▶ **What is asked**
Data follows below. Repeat exactly the lines between the line holding "Rebuild this chart" and the line holding "(ax2, counts_right, lines_right, labels_right, label_x_right)]", inclusive, and nothing more; drop pictures.

▶ **Source records**
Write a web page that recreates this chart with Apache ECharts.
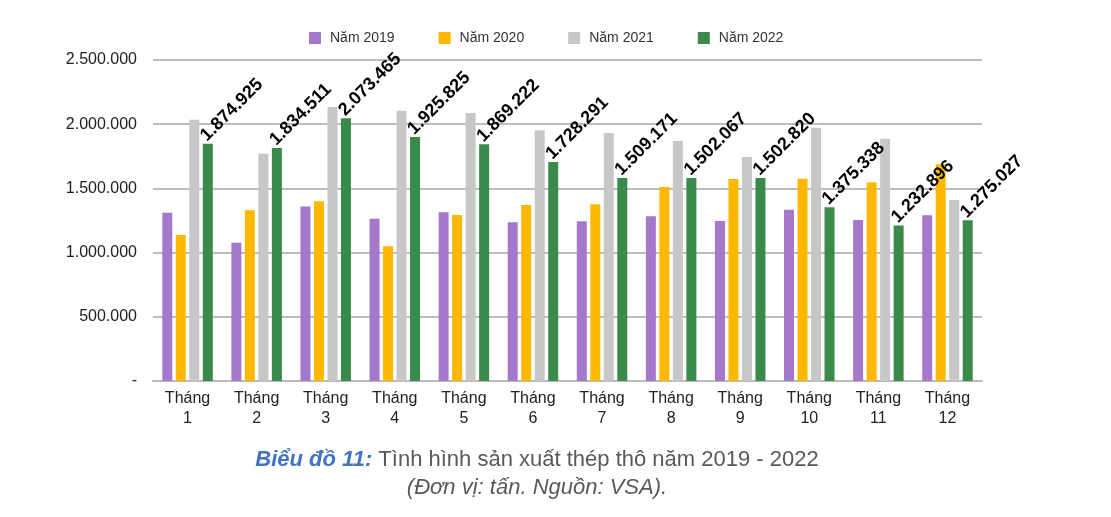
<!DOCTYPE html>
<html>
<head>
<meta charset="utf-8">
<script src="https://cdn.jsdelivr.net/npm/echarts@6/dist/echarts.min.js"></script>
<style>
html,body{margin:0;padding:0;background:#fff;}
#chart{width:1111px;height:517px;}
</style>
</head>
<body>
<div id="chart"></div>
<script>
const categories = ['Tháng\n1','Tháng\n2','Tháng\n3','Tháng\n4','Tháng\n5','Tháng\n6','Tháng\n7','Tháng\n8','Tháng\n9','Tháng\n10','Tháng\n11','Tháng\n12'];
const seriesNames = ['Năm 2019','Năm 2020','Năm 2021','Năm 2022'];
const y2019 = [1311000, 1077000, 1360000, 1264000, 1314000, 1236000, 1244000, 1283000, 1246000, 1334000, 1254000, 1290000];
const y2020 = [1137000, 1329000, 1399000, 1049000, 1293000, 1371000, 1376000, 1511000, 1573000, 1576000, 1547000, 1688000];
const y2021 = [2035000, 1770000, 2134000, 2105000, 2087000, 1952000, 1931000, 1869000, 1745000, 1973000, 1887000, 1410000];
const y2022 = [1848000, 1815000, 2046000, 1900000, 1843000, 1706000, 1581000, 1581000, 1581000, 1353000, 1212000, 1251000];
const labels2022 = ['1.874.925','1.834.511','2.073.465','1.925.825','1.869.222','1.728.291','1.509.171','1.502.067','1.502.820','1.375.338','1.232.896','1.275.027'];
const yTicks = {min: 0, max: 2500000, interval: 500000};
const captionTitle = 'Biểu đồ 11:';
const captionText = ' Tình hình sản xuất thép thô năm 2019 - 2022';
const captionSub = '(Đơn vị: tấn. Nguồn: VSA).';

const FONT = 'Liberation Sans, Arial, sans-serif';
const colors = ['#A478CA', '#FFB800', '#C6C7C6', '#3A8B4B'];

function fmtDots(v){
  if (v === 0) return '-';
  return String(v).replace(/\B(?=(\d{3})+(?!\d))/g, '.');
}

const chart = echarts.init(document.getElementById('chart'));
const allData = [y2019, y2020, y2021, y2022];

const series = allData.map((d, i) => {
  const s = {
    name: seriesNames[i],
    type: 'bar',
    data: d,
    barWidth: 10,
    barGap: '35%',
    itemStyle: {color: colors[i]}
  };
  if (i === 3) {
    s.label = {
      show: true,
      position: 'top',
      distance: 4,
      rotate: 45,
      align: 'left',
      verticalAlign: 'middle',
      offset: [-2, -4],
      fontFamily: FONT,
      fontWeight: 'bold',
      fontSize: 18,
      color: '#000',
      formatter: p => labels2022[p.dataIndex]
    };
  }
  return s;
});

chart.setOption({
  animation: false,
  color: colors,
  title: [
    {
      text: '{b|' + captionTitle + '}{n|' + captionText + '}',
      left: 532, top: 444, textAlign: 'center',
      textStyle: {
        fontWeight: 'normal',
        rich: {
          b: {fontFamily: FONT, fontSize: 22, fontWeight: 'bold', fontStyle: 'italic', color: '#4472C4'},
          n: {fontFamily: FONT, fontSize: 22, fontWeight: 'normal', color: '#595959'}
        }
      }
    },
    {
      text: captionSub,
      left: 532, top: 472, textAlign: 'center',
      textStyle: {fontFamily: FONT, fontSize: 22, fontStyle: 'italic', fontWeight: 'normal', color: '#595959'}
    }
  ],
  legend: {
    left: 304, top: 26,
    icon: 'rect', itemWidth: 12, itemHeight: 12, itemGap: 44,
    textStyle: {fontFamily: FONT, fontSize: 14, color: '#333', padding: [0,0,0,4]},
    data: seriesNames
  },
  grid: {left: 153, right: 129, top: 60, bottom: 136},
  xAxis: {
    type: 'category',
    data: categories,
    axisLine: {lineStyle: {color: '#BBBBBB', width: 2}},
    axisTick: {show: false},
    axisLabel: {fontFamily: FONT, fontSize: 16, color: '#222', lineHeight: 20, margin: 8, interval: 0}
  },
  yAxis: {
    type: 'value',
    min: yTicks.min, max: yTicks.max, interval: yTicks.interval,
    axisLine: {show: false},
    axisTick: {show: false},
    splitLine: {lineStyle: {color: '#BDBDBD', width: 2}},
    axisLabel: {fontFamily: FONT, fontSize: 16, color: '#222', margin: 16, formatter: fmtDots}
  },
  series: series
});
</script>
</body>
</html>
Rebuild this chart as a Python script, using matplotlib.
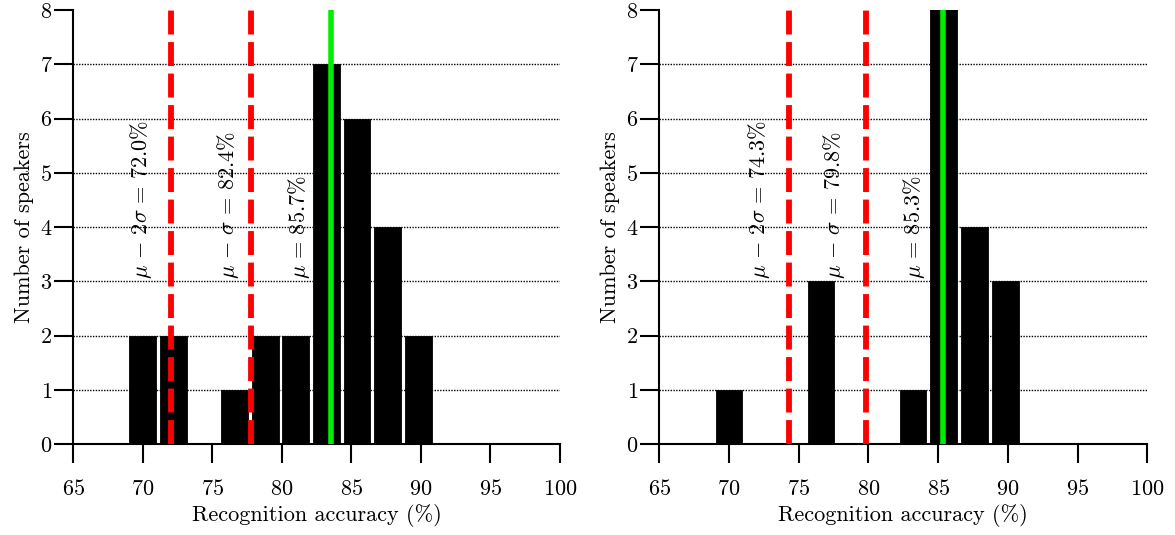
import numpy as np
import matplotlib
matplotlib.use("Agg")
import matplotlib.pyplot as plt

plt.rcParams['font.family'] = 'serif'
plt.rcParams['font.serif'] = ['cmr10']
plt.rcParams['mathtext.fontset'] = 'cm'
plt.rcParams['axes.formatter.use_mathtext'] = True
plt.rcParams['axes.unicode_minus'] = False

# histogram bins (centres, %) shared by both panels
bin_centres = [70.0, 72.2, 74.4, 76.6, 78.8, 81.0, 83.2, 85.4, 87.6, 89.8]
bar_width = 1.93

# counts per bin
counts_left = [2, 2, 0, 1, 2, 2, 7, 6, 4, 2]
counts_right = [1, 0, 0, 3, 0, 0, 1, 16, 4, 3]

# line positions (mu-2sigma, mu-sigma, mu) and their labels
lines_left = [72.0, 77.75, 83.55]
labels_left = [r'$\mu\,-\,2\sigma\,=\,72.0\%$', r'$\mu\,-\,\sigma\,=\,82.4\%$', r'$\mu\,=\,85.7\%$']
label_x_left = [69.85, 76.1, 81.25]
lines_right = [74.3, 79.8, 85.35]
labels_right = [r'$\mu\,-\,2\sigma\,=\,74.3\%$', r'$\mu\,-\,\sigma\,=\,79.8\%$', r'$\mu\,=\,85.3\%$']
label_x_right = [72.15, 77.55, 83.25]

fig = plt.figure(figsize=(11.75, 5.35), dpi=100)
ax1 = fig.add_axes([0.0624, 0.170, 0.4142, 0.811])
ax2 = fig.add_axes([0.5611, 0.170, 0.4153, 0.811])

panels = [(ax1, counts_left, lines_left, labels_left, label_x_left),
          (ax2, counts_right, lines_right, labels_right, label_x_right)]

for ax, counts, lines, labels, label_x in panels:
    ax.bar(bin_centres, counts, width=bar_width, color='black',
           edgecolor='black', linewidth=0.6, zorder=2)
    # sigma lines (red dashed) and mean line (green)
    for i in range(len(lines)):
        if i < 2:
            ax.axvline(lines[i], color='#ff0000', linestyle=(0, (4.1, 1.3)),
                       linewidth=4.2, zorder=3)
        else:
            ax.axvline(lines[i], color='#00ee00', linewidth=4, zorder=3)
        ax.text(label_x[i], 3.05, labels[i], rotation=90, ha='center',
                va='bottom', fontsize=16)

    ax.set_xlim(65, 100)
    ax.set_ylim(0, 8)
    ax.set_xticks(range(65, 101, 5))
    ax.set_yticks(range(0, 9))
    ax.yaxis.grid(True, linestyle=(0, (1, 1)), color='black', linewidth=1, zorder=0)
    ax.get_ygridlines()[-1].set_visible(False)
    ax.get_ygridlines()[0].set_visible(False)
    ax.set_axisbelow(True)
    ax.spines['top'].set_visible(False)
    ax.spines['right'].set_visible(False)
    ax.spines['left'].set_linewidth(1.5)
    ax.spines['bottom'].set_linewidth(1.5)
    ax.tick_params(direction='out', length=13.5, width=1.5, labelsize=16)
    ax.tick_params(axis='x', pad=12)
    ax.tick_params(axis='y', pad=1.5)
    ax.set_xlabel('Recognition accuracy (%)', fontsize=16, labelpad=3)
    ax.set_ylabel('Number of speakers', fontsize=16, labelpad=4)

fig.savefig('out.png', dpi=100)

▶ **Answer to this problem**
Rebuild this chart as a Python script, using matplotlib.
import numpy as np
import matplotlib
matplotlib.use("Agg")
import matplotlib.pyplot as plt

plt.rcParams['font.family'] = 'serif'
plt.rcParams['font.serif'] = ['cmr10']
plt.rcParams['mathtext.fontset'] = 'cm'
plt.rcParams['axes.formatter.use_mathtext'] = True
plt.rcParams['axes.unicode_minus'] = False

# histogram bins (centres, %) shared by both panels
bin_centres = [70.0, 72.2, 74.4, 76.6, 78.8, 81.0, 83.2, 85.4, 87.6, 89.8]
bar_width = 1.93

# counts per bin
counts_left = [2, 2, 0, 1, 2, 2, 7, 6, 4, 2]
counts_right = [1, 0, 0, 3, 0, 0, 1, 16, 4, 3]

# line positions (mu-2sigma, mu-sigma, mu) and their labels
lines_left = [72.0, 77.75, 83.55]
labels_left = [r'$\mu\,-\,2\sigma\,=\,72.0\%$', r'$\mu\,-\,\sigma\,=\,82.4\%$', r'$\mu\,=\,85.7\%$']
label_x_left = [69.85, 76.1, 81.25]
lines_right = [74.3, 79.8, 85.35]
labels_right = [r'$\mu\,-\,2\sigma\,=\,74.3\%$', r'$\mu\,-\,\sigma\,=\,79.8\%$', r'$\mu\,=\,85.3\%$']
label_x_right = [72.15, 77.55, 83.25]

fig = plt.figure(figsize=(11.75, 5.35), dpi=100)
ax1 = fig.add_axes([0.0624, 0.170, 0.4142, 0.811])
ax2 = fig.add_axes([0.5611, 0.170, 0.4153, 0.811])

panels = [(ax1, counts_left, lines_left, labels_left, label_x_left),
          (ax2, counts_right, lines_right, labels_right, label_x_right)]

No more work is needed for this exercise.